Cog pipeline for XMem and ProPainter

This is a generative AI pipeline that combines two models:

XMem, a model for video object segmentation
ProPainter, a model for video inpainting

This pipeline can be used for easy video inpainting. XMem turns a source video and an annotated first frame into a video mask. ProPainter takes a source video and a video mask and fills everything under the mask with inpainting.

How to use it

Here’s how you can use this pipeline to do video inpainting on a source video, for example kitten_short.mp4.

1. Extract the first frame of your video.

XMem needs an annotated first video frame to create a video mask for ProPainter.

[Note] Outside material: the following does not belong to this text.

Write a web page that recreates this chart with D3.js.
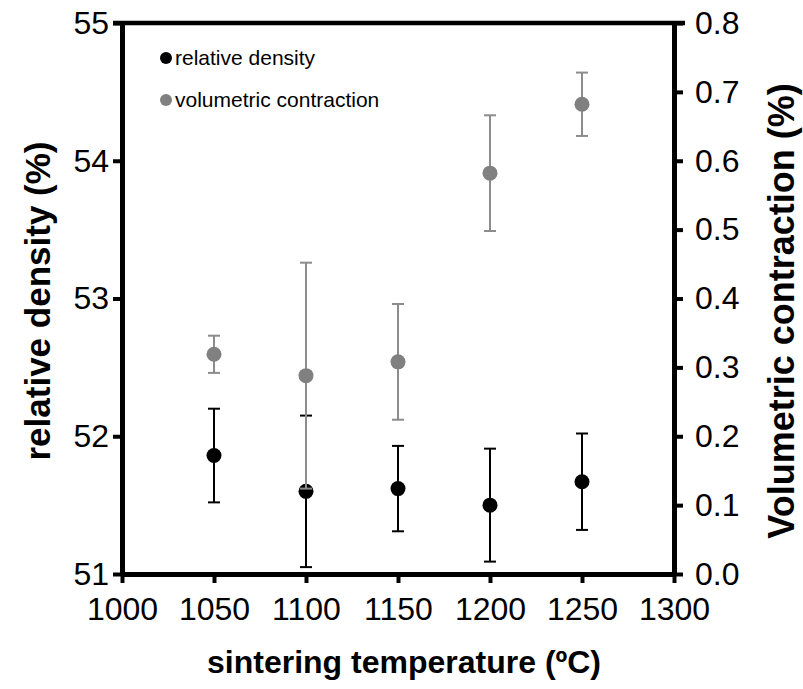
<!DOCTYPE html>
<html><head><meta charset="utf-8">
<script src="https://cdn.jsdelivr.net/npm/d3@7"></script>
<style>body{margin:0;background:#fff}svg{display:block}text{font-family:Arial,"Liberation Sans",sans-serif}</style>
</head><body><div id="c"></div>
<script>
const temps = [1050, 1100, 1150, 1200, 1250];
const densityMean = [51.86, 51.60, 51.62, 51.50, 51.67];
const densityErr = [0.34, 0.55, 0.31, 0.41, 0.35];
const contractionMean = [0.319, 0.288, 0.308, 0.582, 0.682];
const contractionErr = [0.027, 0.164, 0.084, 0.084, 0.046];
const xTicks = [1000, 1050, 1100, 1150, 1200, 1250, 1300];
const yLeftTicks = [51, 52, 53, 54, 55];
const yRightTicks = [0, 0.1, 0.2, 0.3, 0.4, 0.5, 0.6, 0.7, 0.8];
const legendLabels = ["relative density", "volumetric contraction"];

const W = 803, H = 689;
const svg = d3.select("#c").append("svg").attr("width", W).attr("height", H);
const x = d3.scaleLinear().domain([1000, 1300]).range([122, 674]);
const yL = d3.scaleLinear().domain([51, 55]).range([574, 23]);
const yR = d3.scaleLinear().domain([0, 0.8]).range([574, 23]);

// top border
svg.append("line").attr("x1", x(1000) - 9).attr("x2", x(1300) + 11)
  .attr("y1", yL(55)).attr("y2", yL(55)).attr("stroke", "#000").attr("stroke-width", 4.5);

function styleAxis(g) {
  g.select(".domain").attr("stroke-width", 5).attr("stroke", "#000");
  g.selectAll(".tick line").attr("stroke-width", 4).attr("stroke", "#000");
  g.selectAll(".tick text").attr("font-size", 32).attr("fill", "#000")
    .attr("font-family", "Arial, 'Liberation Sans', sans-serif");
}

const gx = svg.append("g").attr("transform", `translate(0,${yL(51)})`)
  .call(d3.axisBottom(x).tickValues(xTicks).tickFormat(d3.format("d")).tickSizeInner(9).tickSizeOuter(0).tickPadding(14));
styleAxis(gx);
const gl = svg.append("g").attr("transform", `translate(${x(1000)},0)`)
  .call(d3.axisLeft(yL).tickValues(yLeftTicks).tickFormat(d3.format("d")).tickSizeInner(9).tickSizeOuter(0).tickPadding(4));
styleAxis(gl);
const gr = svg.append("g").attr("transform", `translate(${x(1300)},0)`)
  .call(d3.axisRight(yR).tickValues(yRightTicks).tickFormat(d3.format(".1f")).tickSizeInner(9).tickSizeOuter(0).tickPadding(12));
styleAxis(gr);

// axis titles
svg.append("text").attr("x", 404).attr("y", 673)
  .attr("text-anchor", "middle").attr("font-weight", "bold").attr("font-size", 32)
  .text("sintering temperature (ºC)");
svg.append("text").attr("transform", `translate(50,301) rotate(-90)`)
  .attr("text-anchor", "middle").attr("font-weight", "bold").attr("font-size", 35)
  .text("relative density (%)");
svg.append("text").attr("transform", `translate(794,311) rotate(-90)`)
  .attr("text-anchor", "middle").attr("font-weight", "bold").attr("font-size", 36)
  .text("Volumetric contraction (%)");

function drawSeries(means, errs, ys, color, lineColor) {
  const g = svg.append("g");
  temps.forEach((t, i) => {
    const cx = x(t), top = ys(means[i] + errs[i]), bot = ys(means[i] - errs[i]);
    g.append("line").attr("x1", cx).attr("x2", cx).attr("y1", top).attr("y2", bot)
      .attr("stroke", lineColor).attr("stroke-width", 2);
    [top, bot].forEach(yy => g.append("line").attr("x1", cx - 6).attr("x2", cx + 6)
      .attr("y1", yy).attr("y2", yy).attr("stroke", lineColor).attr("stroke-width", 2));
  });
  g.selectAll("circle").data(temps).join("circle")
    .attr("cx", d => x(d)).attr("cy", (d, i) => ys(means[i])).attr("r", 7.5).attr("fill", color);
}
drawSeries(densityMean, densityErr, yL, "#000", "#000");
drawSeries(contractionMean, contractionErr, yR, "#808080", "#8c8c8c");

// legend
const lg = svg.append("g");
const legColors = ["#000", "#808080"];
legendLabels.forEach((l, i) => {
  const yy = 58 + i * 42;
  lg.append("circle").attr("cx", 166).attr("cy", yy).attr("r", 6).attr("fill", legColors[i]);
  lg.append("text").attr("x", 175).attr("y", yy + 7).attr("font-size", 21).text(l);
});
</script></body></html>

To make this annotated frame, you can start by extracting the frames from your source video with ffmpeg:

mkdir frames
ffmpeg -i kitten_short.mp4 frames/%04d.jpg

2. Create a mask of the first frame

You can then use an image segmentation model, such as Segment Anything, to turn the first frame, frames/0001.jpg, into a mask.

3. Feed the source video and the mask into the pipeline

We can now feed our video kitten_short.mp4 and first_frame_mask.png into the model pipeline on this page! Just upload your source video under ‘video’, and the masked first frame under ‘mask’.

XMem will generate a video mask from the inputs. ProPainter will take XMem’s output, and use it for video inpainting.

Licenses

The cog files have the MIT license. For the license of the underlying models, please see their respective repositories on Github.